**Problem requirements**
Write the data out again, character for character, with no images.

**Recorded information**
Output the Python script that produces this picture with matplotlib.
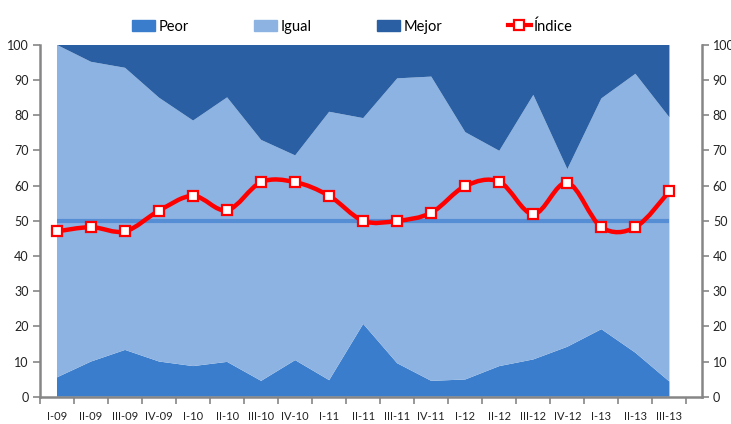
import numpy as np
import matplotlib
matplotlib.use("Agg")
import matplotlib.pyplot as plt
from matplotlib.path import Path
from matplotlib.patches import PathPatch, Patch
from matplotlib.lines import Line2D

plt.rcParams['font.family'] = ['Lato', 'DejaVu Sans']

# quarters
trimestres = ['I-09', 'II-09', 'III-09', 'IV-09', 'I-10', 'II-10', 'III-10', 'IV-10',
              'I-11', 'II-11', 'III-11', 'IV-11', 'I-12', 'II-12', 'III-12', 'IV-12',
              'I-13', 'II-13', 'III-13']

# shares (%)
peor = [5.5, 10.0, 13.3, 10.0, 8.7, 9.9, 4.5, 10.4, 4.7, 20.7,
        9.5, 4.5, 4.9, 8.7, 10.6, 14.2, 19.2, 12.5, 4.3]
peor_mas_igual = [100.0, 95.2, 93.5, 85.0, 78.5, 85.1, 73.0, 68.6, 81.0, 79.2,
                  90.5, 91.0, 75.2, 69.9, 85.8, 64.7, 84.8, 91.8, 79.4]
igual = [t - p for t, p in zip(peor_mas_igual, peor)]
mejor = [100.0 - t for t in peor_mas_igual]

indice = [47.0, 48.2, 47.0, 52.9, 57.1, 53.0, 61.0, 61.0, 57.1, 50.0,
          50.0, 52.3, 59.9, 61.1, 51.9, 60.8, 48.2, 48.2, 58.4]
referencia = 50

c_peor = '#3A7DCC'
c_igual = '#8DB3E2'
c_mejor = '#2A60A3'
gris = '#868686'


def smooth_path(xs, ys):
    # excel-like smoothed line as cubic bezier segments
    n = len(xs)
    verts = [(xs[0], ys[0])]
    codes = [Path.MOVETO]
    for i in range(n - 1):
        a = i - 1 if i > 0 else i
        d = i + 2 if i + 2 < n else i + 1
        c1 = (xs[i] + (xs[i + 1] - xs[a]) / 6, ys[i] + (ys[i + 1] - ys[a]) / 6)
        c2 = (xs[i + 1] - (xs[d] - xs[i]) / 6, ys[i + 1] - (ys[d] - ys[i]) / 6)
        verts += [c1, c2, (xs[i + 1], ys[i + 1])]
        codes += [Path.CURVE4] * 3
    return Path(verts, codes)


x = np.arange(len(trimestres))

fig = plt.figure(figsize=(7.31, 4.24), dpi=100)
ax = fig.add_axes([0.0547, 0.0644, 0.9053, 0.8296])

ax.stackplot(x, peor, igual, mejor, colors=[c_peor, c_igual, c_mejor], linewidth=0)
ax.plot(x, np.full(len(x), referencia), color='#558ED5', lw=3, solid_capstyle='butt', zorder=3)
ax.add_patch(PathPatch(smooth_path(x, indice), fill=False, edgecolor='#FF0000', lw=3.2, zorder=4))
ax.plot(x, indice, 's', ms=7, mfc='white', mec='#FF0000', mew=1.6, zorder=5)

ax.set_xlim(-0.5, 18.95)
ax.set_ylim(0, 100)
ax.set_yticks(np.arange(0, 101, 10))
ax.set_xticks(x)
ax.set_xticklabels(trimestres, fontsize=8, color='#222222')
ax.set_xticks(np.arange(-0.5, len(x), 1), minor=True)
ax.tick_params(axis='x', which='major', length=0, pad=10)
ax.tick_params(axis='x', which='minor', length=5, color=gris, width=1.2)
ax.tick_params(axis='y', which='major', left=True, right=True, labelleft=True, labelright=True,
               length=5, color=gris, width=1.2, labelsize=9, labelcolor='#222222', pad=3)

ax.spines['top'].set_visible(False)
for s in ['left', 'right', 'bottom']:
    ax.spines[s].set_color(gris)
    ax.spines[s].set_linewidth(1.8)

handles = [Patch(color=c_peor), Patch(color=c_igual), Patch(color=c_mejor),
           Line2D([], [], color='#FF0000', lw=3, marker='s', ms=7, mfc='white', mec='#FF0000', mew=1.6)]
fig.legend(handles, ['Peor', 'Igual', 'Mejor', 'Índice'], loc='center', ncol=4,
           bbox_to_anchor=(0.482, 0.938), frameon=False, fontsize=10.5,
           handlelength=1.6, handletextpad=0.2, columnspacing=4.5)

fig.savefig('out.png', dpi=100)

**Exercise answer**
Output the Python script that produces this picture with matplotlib.
import numpy as np
import matplotlib
matplotlib.use("Agg")
import matplotlib.pyplot as plt
from matplotlib.path import Path
from matplotlib.patches import PathPatch, Patch
from matplotlib.lines import Line2D

plt.rcParams['font.family'] = ['Lato', 'DejaVu Sans']

# quarters
trimestres = ['I-09', 'II-09', 'III-09', 'IV-09', 'I-10', 'II-10', 'III-10', 'IV-10',
              'I-11', 'II-11', 'III-11', 'IV-11', 'I-12', 'II-12', 'III-12', 'IV-12',
              'I-13', 'II-13', 'III-13']

# shares (%)
peor = [5.5, 10.0, 13.3, 10.0, 8.7, 9.9, 4.5, 10.4, 4.7, 20.7,
        9.5, 4.5, 4.9, 8.7, 10.6, 14.2, 19.2, 12.5, 4.3]
peor_mas_igual = [100.0, 95.2, 93.5, 85.0, 78.5, 85.1, 73.0, 68.6, 81.0, 79.2,
                  90.5, 91.0, 75.2, 69.9, 85.8, 64.7, 84.8, 91.8, 79.4]
igual = [t - p for t, p in zip(peor_mas_igual, peor)]
mejor = [100.0 - t for t in peor_mas_igual]

indice = [47.0, 48.2, 47.0, 52.9, 57.1, 53.0, 61.0, 61.0, 57.1, 50.0,
          50.0, 52.3, 59.9, 61.1, 51.9, 60.8, 48.2, 48.2, 58.4]
referencia = 50

c_peor = '#3A7DCC'
c_igual = '#8DB3E2'
c_mejor = '#2A60A3'
gris = '#868686'


def smooth_path(xs, ys):
    # excel-like smoothed line as cubic bezier segments
    n = len(xs)
    verts = [(xs[0], ys[0])]
    codes = [Path.MOVETO]
    for i in range(n - 1):
        a = i - 1 if i > 0 else i
        d = i + 2 if i + 2 < n else i + 1
        c1 = (xs[i] + (xs[i + 1] - xs[a]) / 6, ys[i] + (ys[i + 1] - ys[a]) / 6)
        c2 = (xs[i + 1] - (xs[d] - xs[i]) / 6, ys[i + 1] - (ys[d] - ys[i]) / 6)
        verts += [c1, c2, (xs[i + 1], ys[i + 1])]
        codes += [Path.CURVE4] * 3
    return Path(verts, codes)


x = np.arange(len(trimestres))

fig = plt.figure(figsize=(7.31, 4.24), dpi=100)
ax = fig.add_axes([0.0547, 0.0644, 0.9053, 0.8296])

ax.stackplot(x, peor, igual, mejor, colors=[c_peor, c_igual, c_mejor], linewidth=0)
ax.plot(x, np.full(len(x), referencia), color='#558ED5', lw=3, solid_capstyle='butt', zorder=3)
ax.add_patch(PathPatch(smooth_path(x, indice), fill=False, edgecolor='#FF0000', lw=3.2, zorder=4))
ax.plot(x, indice, 's', ms=7, mfc='white', mec='#FF0000', mew=1.6, zorder=5)

ax.set_xlim(-0.5, 18.95)
ax.set_ylim(0, 100)
ax.set_yticks(np.arange(0, 101, 10))
ax.set_xticks(x)
ax.set_xticklabels(trimestres, fontsize=8, color='#222222')
ax.set_xticks(np.arange(-0.5, len(x), 1), minor=True)
ax.tick_params(axis='x', which='major', length=0, pad=10)
ax.tick_params(axis='x', which='minor', length=5, color=gris, width=1.2)
ax.tick_params(axis='y', which='major', left=True, right=True, labelleft=True, labelright=True,
               length=5, color=gris, width=1.2, labelsize=9, labelcolor='#222222', pad=3)

ax.spines['top'].set_visible(False)
for s in ['left', 'right', 'bottom']:
    ax.spines[s].set_color(gris)
    ax.spines[s].set_linewidth(1.8)

handles = [Patch(color=c_peor), Patch(color=c_igual), Patch(color=c_mejor),
           Line2D([], [], color='#FF0000', lw=3, marker='s', ms=7, mfc='white', mec='#FF0000', mew=1.6)]
fig.legend(handles, ['Peor', 'Igual', 'Mejor', 'Índice'], loc='center', ncol=4,
           bbox_to_anchor=(0.482, 0.938), frameon=False, fontsize=10.5,
           handlelength=1.6, handletextpad=0.2, columnspacing=4.5)

fig.savefig('out.png', dpi=100)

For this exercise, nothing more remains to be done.